My Rating: ★★★★ (B+)


  1. I'm glad this worked so well for you. It didn't for me; I found it messy and boring and lacking the soul of the original. But I'm grown up on Tintin, having read the albums hundreds of times. I think I'm very picky and hard to convince. It was a lost cause from the beginning.

  2. Great review man!
    In retrospect, the film did have some flaws as you pointed it out, but it was such an enjoyable experience that those can be easily overlooked. I loved it so much, and mostly because it was those rare moments when everyone else was having as much fun as you. I even took this old grandma of mine who hasn't set foot in a cinema hall in years, and she loved it. Great film by Spielberg and crew.
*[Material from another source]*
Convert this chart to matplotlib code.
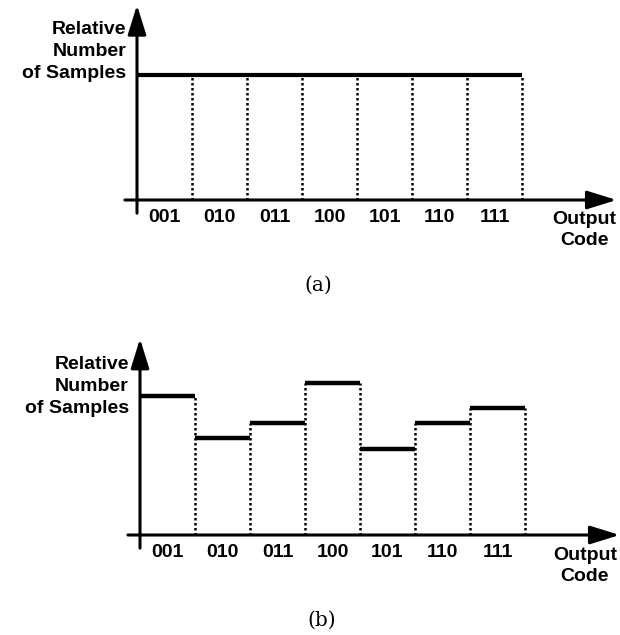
import numpy as np
from matplotlib import pyplot as plt

codes = ["001", "010", "011", "100", "101", "110", "111"]
# relative heights (ideal histogram = 1)
ideal = [1.0, 1.0, 1.0, 1.0, 1.0, 1.0, 1.0]
real = [1.11, 0.78, 0.90, 1.22, 0.69, 0.90, 1.02]

ylabel = "Relative\nNumber\nof Samples"
xlabel = "Output\nCode"

fig = plt.figure(figsize=(6.2, 6.35), dpi=100)

bold = dict(family="Liberation Sans", weight="bold", fontsize=14)


def draw_hist(ax, heights, joined, x0, ylab_y, xlab_y, top, tag_y, tag):
    n = len(heights)
    edges = np.arange(n + 1)
    centers = edges[:-1] + 0.5
    h = np.array(heights)

    # axes with arrow heads
    ax.annotate("", xy=(0, top), xytext=(0, -0.105),
                arrowprops=dict(arrowstyle="-|>,head_length=0.9,head_width=0.28",
                                mutation_scale=20, lw=2.2, color="black",
                                shrinkA=0, shrinkB=0))
    ax.annotate("", xy=(8.72, 0), xytext=(-0.22, 0),
                arrowprops=dict(arrowstyle="-|>,head_length=0.9,head_width=0.28",
                                mutation_scale=20, lw=2.2, color="black",
                                shrinkA=0, shrinkB=0))

    # tops of the bins
    if joined:
        ax.hlines(h[0], edges[0], edges[-1], color="black", lw=3)
        vtop = h
    else:
        ax.hlines(h, edges[:-1], edges[1:], color="black", lw=3.2)
        vtop = np.maximum(h, np.append(h[1:], 0))
    ax.vlines(edges[1:], 0, vtop, color="black", lw=1.8,
              linestyles=(0, (1.0, 1.0)))

    for c, s in zip(centers, codes):
        ax.text(c, -0.14, s, ha="center", va="center", **bold)

    ax.text(-0.2, ylab_y, ylabel, ha="right", va="center",
            linespacing=1.38, **bold)
    ax.text(x0, xlab_y, xlabel, ha="center", va="center",
            linespacing=1.3, **bold)
    ax.text(3.3, tag_y, tag, ha="center", va="center",
            family="DejaVu Serif", fontsize=14.5)


# panel (a): figure pixels 0..320
ax1 = fig.add_axes([0, 1 - 320 / 635, 1, 320 / 635])
ax1.set_xlim(-137 / 55, (620 - 137) / 55)
ax1.set_ylim((200 - 320) / 125, 200 / 125)
ax1.axis("off")
draw_hist(ax1, ideal, True, 8.14, 1.19, -0.24, 1.56, -0.68, "(a)")

# panel (b): figure pixels 320..635
ax2 = fig.add_axes([0, 0, 1, 315 / 635])
ax2.set_xlim(-140 / 55, (620 - 140) / 55)
ax2.set_ylim((535 - 635) / 125, (535 - 320) / 125)
ax2.axis("off")
draw_hist(ax2, real, False, 8.09, 1.19, -0.25, 1.57, -0.68, "(b)")

fig.savefig("out.png", dpi=100)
And I loved Haddock and Snowy!

  3. @ Jessica - It did work well for me, but my exposure to Tintin was very small - I never read the comics, and watched the animated show from time to time. I thought it did lose a bit of oomph in the middle, and there were some evident pacing issues, but I got immersed in the motion capture world and found some of the action scenes to be remarkable. I dunno, I had a lot of fun :-)

    @ Nikhat - Yeah, there were times when we all laughed out loud (a small theaterette too) I think my mum would love it too - so its not just for kids. Snowy was amazing - I'm going to watch it again and just watch him!

  4. Spielberg and his artists have created a rich visual film.